El brío divulgador de su pluma exacta le mantiene en plena forma, siempre presente en los grandes debates de una sanidad judicializada para mal, donde el ejercicio médico ya no se entiende sin una lectura jurídica. La medicina defensiva ha triunfado sobre todas las cosas y De Lorenzo se ha convertido en un médico a su manera: defendiendo a los profesionales, entendiendo sus vicisitudes y bajando a la arena del litigio. Hace años que prefirió ser un letrado de choque, reclamando derechos labores básicos, haciendo camino en materias inéditas como el cobro de las guardias o los contratos de interinidad. Y con el bagaje de aquella etapa iniciática en tantos sentidos, hizo un hueco a la ley en la por entonces aún intocable Medicina.
Intimó con los médicos, que estuvieron a punto de ponerle un busto entre Franco y José Antonio, pero no se vanaglorió con la élite. Supo ver que la sanidad era mucho más y que hacia esa horizontalidad multidisciplinar iban dirigidos los tiros del futuro. Así se acercó a la realidad de otros profesionales sanitarios y, particularmente, a los pacientes, mucho antes de que les pusieran en el centro del sistema, articulando y dando forma a sus derechos. Con todo, siempre mantuvo lazos de amistad con las grandes instituciones médicas, comenzando por los colegios profesionales, sin olvidar las sociedades científicas e incluso la medicina privada. En realidad, no ha habido ámbito sanitario que escape a su ojo clínico, tan legal como resuelto.
Si leerle hoy es obligado, ya sea sobre muerte digna, consentimiento informado o protección de datos, escucharle es una pura delicia. Alejado voluntariamente de la afectación habitual de los magistrados, De Lorenzo logra sintetizar su mensaje en no más de un par de frases y el resto lo deja a su imaginación, para cautivar y arrebatar a la audiencia, que no sale de su asombro cuando cae en la cuenta de que quien les ha conquistado es un abogado, cuya mejor cualidad es aburrir. Es puro espectáculo, igual que el que refería Jake LaMotta cuando, en vez de al ring, prefería subir al escenario de una sala de fiestas.
Ha hecho de su apellido una saga, que es otra manera de contribuir a la posteridad. Optó por seguir los pasos de su padre y ha inoculado en sus hijos la misma inquietud. Le podría haber dado por la ruptura, que tantos buscamos para afianzar la diferencia, pero intuyó que tras la enseñanza del maestro esforzado, ético e independiente al servicio del derecho médico que fue don Antonio, podía haber sitio para una redefinición ambiciosa del original, ampliando su alcance y adaptándolo a los nuevos tiempos. Lo ha conseguido sin ninguna duda.

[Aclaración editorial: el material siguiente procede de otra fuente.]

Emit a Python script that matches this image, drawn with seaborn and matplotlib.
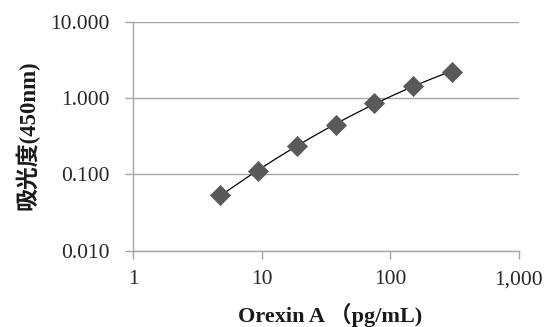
import numpy as np
import pandas as pd
import matplotlib
matplotlib.use("Agg")
import matplotlib.pyplot as plt
import matplotlib.ticker as mticker
import seaborn as sns

# Data
concentration = [4.69, 9.38, 18.75, 37.5, 75, 150, 300]   # pg/mL
absorbance = [0.053, 0.110, 0.235, 0.452, 0.87, 1.44, 2.22]  # OD 450nm
x_ticks = [1, 10, 100, 1000]
x_tick_labels = ["1", "10", "100", "1,000"]
y_ticks = [0.01, 0.1, 1, 10]
y_tick_labels = ["0.010", "0.100", "1.000", "10.000"]

sns.set_theme(style="white")
plt.rcParams['font.family'] = ['Liberation Serif', 'Noto Sans CJK JP', 'DejaVu Sans']

df = pd.DataFrame({"conc": concentration, "od": absorbance})

# trendline: quadratic fit in log-log space
coef = np.polyfit(np.log10(df["conc"]), np.log10(df["od"]), 2)
xs = np.logspace(np.log10(min(concentration)), np.log10(max(concentration)), 200)
fit = pd.DataFrame({"conc": xs, "od": 10 ** np.polyval(coef, np.log10(xs))})

fig = plt.figure(figsize=(5.58, 3.27), dpi=100)
L, R, T, B = 133.3, 518.7, 22.0, 250.7
ax = fig.add_axes([L / 558, 1 - B / 327, (R - L) / 558, (B - T) / 327])

ax.set_xscale("log")
ax.set_yscale("log")
ax.set_xlim(1, 1000)
ax.set_ylim(0.01, 10)

ax.yaxis.grid(True, color="#a6a6a6", linewidth=1.0)
ax.xaxis.grid(False)
ax.set_axisbelow(True)

sns.lineplot(data=fit, x="conc", y="od", ax=ax, color="black", linewidth=0.9, zorder=3)
sns.scatterplot(data=df, x="conc", y="od", ax=ax, marker="D", s=105,
                color="#595959", edgecolor="#595959", linewidth=0.5, zorder=4)

ax.xaxis.set_major_locator(mticker.FixedLocator(x_ticks))
ax.xaxis.set_minor_locator(mticker.NullLocator())
ax.set_xticklabels(x_tick_labels)
ax.yaxis.set_major_locator(mticker.FixedLocator(y_ticks))
ax.yaxis.set_minor_locator(mticker.NullLocator())
ax.set_yticklabels(y_tick_labels)

for side in ["top", "right"]:
    ax.spines[side].set_visible(False)
for side in ["left", "bottom"]:
    ax.spines[side].set_color("#a6a6a6")
    ax.spines[side].set_linewidth(1.0)

ax.tick_params(axis="x", which="major", length=6, width=1, color="#a6a6a6",
               direction="out", bottom=True, pad=8, labelsize=15.5, labelcolor="#262626")
ax.tick_params(axis="y", which="major", length=6, width=1, color="#a6a6a6",
               direction="out", left=True, pad=11, labelsize=15.5, labelcolor="#262626")

ax.set_xlabel("Orexin A （pg/mL)", fontsize=16, fontweight="bold", color="#1a1a1a")
ax.set_ylabel("吸光度(450nm)", fontsize=16.5, fontweight="bold", color="#1a1a1a")
ax.xaxis.set_label_coords((330 - L) / (R - L), -(315 - B) / (B - T))
ax.yaxis.set_label_coords(-(L - 27) / (R - L), (B - 135) / (B - T))
ax.xaxis.label.set_va("center")
ax.yaxis.label.set_va("center")

fig.savefig("out.png", dpi=100, facecolor="white")
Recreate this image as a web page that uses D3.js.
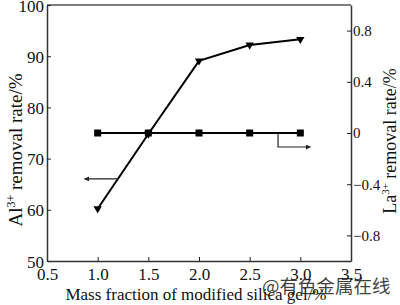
<!DOCTYPE html>
<html>
<head>
<meta charset="utf-8">
<script src="https://cdn.jsdelivr.net/npm/d3@7"></script>
<style>
  body { margin: 0; background: #fff; }
  svg text { font-family: "Liberation Serif", "Times New Roman", Times, "DejaVu Serif", serif; fill: #111; }
  .tick line { stroke: #222; }
  .domain { stroke: #333; }
</style>
</head>
<body>
<div id="chart"></div>
<script>
// data
var massFraction = [1.0, 1.5, 2.0, 2.5, 3.0];
var alRemoval = [60.2, 74.8, 89.1, 92.2, 93.3];   // left axis, triangles
var laRemoval = [0, 0, 0, 0, 0];                  // right axis, squares
var xTicks = [0.5, 1.0, 1.5, 2.0, 2.5, 3.0, 3.5];
var leftTicks = [50, 60, 70, 80, 90, 100];
var rightTicks = [-0.8, -0.4, 0, 0.4, 0.8];

var W = 400, H = 305;
var m = {left: 47, right: 49, top: 5, bottom: 44};
var serif = "'Liberation Serif', 'Times New Roman', serif";

var svg = d3.select("#chart").append("svg")
    .attr("width", W).attr("height", H);

var x = d3.scaleLinear().domain([0.5, 3.5]).range([m.left, W - m.right]);
var yL = d3.scaleLinear().domain([50, 100]).range([H - m.bottom, m.top]);
var yR = d3.scaleLinear().domain([-1, 1]).range([H - m.bottom, m.top]);

//frame (top line)
svg.append("line")
    .attr("x1", m.left).attr("x2", W - m.right)
    .attr("y1", m.top).attr("y2", m.top)
    .attr("stroke", "#555").attr("stroke-width", 1.5);

var fmtX = d3.format(".1f");
var fmtR = function(d){ return d === 0 ? "0" : d3.format(".1f")(d).replace("-", "\u2212"); };

var gx = svg.append("g")
    .attr("transform", "translate(0," + (H - m.bottom) + ")")
    .call(d3.axisBottom(x).tickValues(xTicks).tickFormat(fmtX).tickSizeInner(-4).tickSizeOuter(0).tickPadding(7));
var gl = svg.append("g")
    .attr("transform", "translate(" + m.left + ",0)")
    .call(d3.axisLeft(yL).tickValues(leftTicks).tickSizeInner(-4).tickSizeOuter(0).tickPadding(3));
var gr = svg.append("g")
    .attr("transform", "translate(" + (W - m.right) + ",0)")
    .call(d3.axisRight(yR).tickValues(rightTicks).tickFormat(fmtR).tickSizeInner(-4).tickSizeOuter(0).tickPadding(2));

[gx, gl, gr].forEach(function(g){
    g.attr("font-family", serif);
    g.selectAll(".domain").attr("stroke-width", 1.5);
    g.selectAll(".tick text").attr("font-size", 17).style("font-family", serif).attr("fill", "#111");
});
gr.selectAll(".tick text").attr("font-size", 15);
gl.selectAll(".tick text").attr("dy", "0.36em");

// Al3+ series
var lineL = d3.line().x(function(d, i){ return x(massFraction[i]); }).y(function(d){ return yL(d); });
svg.append("path").datum(alRemoval)
    .attr("d", lineL).attr("fill", "none").attr("stroke", "#000").attr("stroke-width", 2);

// La3+ series
var lineR = d3.line().x(function(d, i){ return x(massFraction[i]); }).y(function(d){ return yR(d); });
svg.append("path").datum(laRemoval)
    .attr("d", lineR).attr("fill", "none").attr("stroke", "#000").attr("stroke-width", 2);

var tri = d3.symbol().type(d3.symbolTriangle).size(30);
svg.selectAll(".tri").data(alRemoval).enter().append("path")
    .attr("class", "tri")
    .attr("d", tri)
    .attr("transform", function(d, i){ return "translate(" + x(massFraction[i]) + "," + yL(d) + ") rotate(180)"; })
    .attr("fill", "#000");

svg.selectAll(".sq").data(laRemoval).enter().append("rect")
    .attr("class", "sq")
    .attr("x", function(d, i){ return x(massFraction[i]) - 3.5; })
    .attr("y", function(d){ return yR(d) - 3.5; })
    .attr("width", 7).attr("height", 7)
    .attr("fill", "#000");

// arrows pointing to the axes
var defs = svg.append("defs");
defs.append("marker").attr("id", "ah")
    .attr("viewBox", "0 0 10 10").attr("refX", 9).attr("refY", 5)
    .attr("markerWidth", 8).attr("markerHeight", 5).attr("orient", "auto")
    .attr("markerUnits", "userSpaceOnUse")
    .append("path").attr("d", "M0,0 L10,5 L0,10 z").attr("fill", "#222");

var ax = 1.2; // point on the Al line where the arrow starts
var ayv = alRemoval[0] + (alRemoval[1] - alRemoval[0]) * (ax - 1.0) / 0.5;
svg.append("line")
    .attr("x1", x(ax)).attr("y1", yL(ayv))
    .attr("x2", x(0.87)).attr("y2", yL(ayv))
    .attr("stroke", "#222").attr("stroke-width", 1.2).attr("marker-end", "url(#ah)");

svg.append("path")
    .attr("d", "M" + x(2.78) + "," + yR(0) + " V" + (yR(0) + 14) + " H" + x(3.1))
    .attr("fill", "none").attr("stroke", "#222").attr("stroke-width", 1.2).attr("marker-end", "url(#ah)");

// axis titles
var lt = svg.append("text")
    .attr("transform", "translate(22,150) rotate(-90)")
    .attr("text-anchor", "middle").attr("font-size", 19).style("font-family", serif);
lt.append("tspan").text("Al");
lt.append("tspan").attr("font-size", 12).attr("dy", -7).text("3+");
lt.append("tspan").attr("dy", 7).text(" removal rate/%");

var rt = svg.append("text")
    .attr("transform", "translate(396,141) rotate(-90)")
    .attr("text-anchor", "middle").attr("font-size", 18).style("font-family", serif);
rt.append("tspan").text("La");
rt.append("tspan").attr("font-size", 11).attr("dy", -7).text("3+");
rt.append("tspan").attr("dy", 7).text(" removal rate/%");

svg.append("text")
    .attr("x", 196).attr("y", 300)
    .attr("text-anchor", "middle").attr("font-size", 17).style("font-family", serif)
    .text("Mass fraction of modified silica gel/%");

// watermark
svg.append("text")
    .attr("x", 262).attr("y", 293)
    .style("font-family", "'Noto Sans CJK SC', sans-serif").attr("font-size", 18.5)
    .attr("fill", "#ec8a9c").attr("opacity", 0.8)
    .text("@有色金属在线");
</script>
</body>
</html>
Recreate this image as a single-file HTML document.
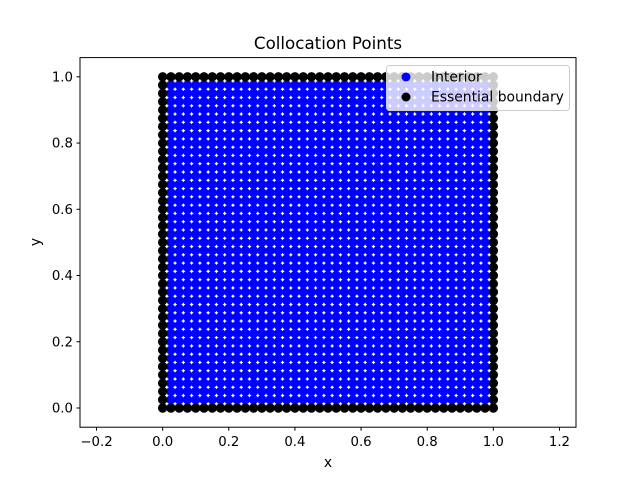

De hecho, se ha convertido en un personaje público, abogando y propiciando el acercamiento entre el Derecho y los profesionales de la salud. Más allá de su bufete, de la Asociación Española de Derecho Sanitario o del Congreso del mismo nombre, surge la figura de Ricardo de Lorenzo, esencial para el éxito de estas iniciativas, y el tiempo dirá si imprescindible para su pervivencia. Ahí está el peligro de la trascendencia: en hacerte insustituible, algo que, aunque parezca mentira, ocurre en algunas personas, muy pocas, cuya peripecia es sencillamente irrepetible.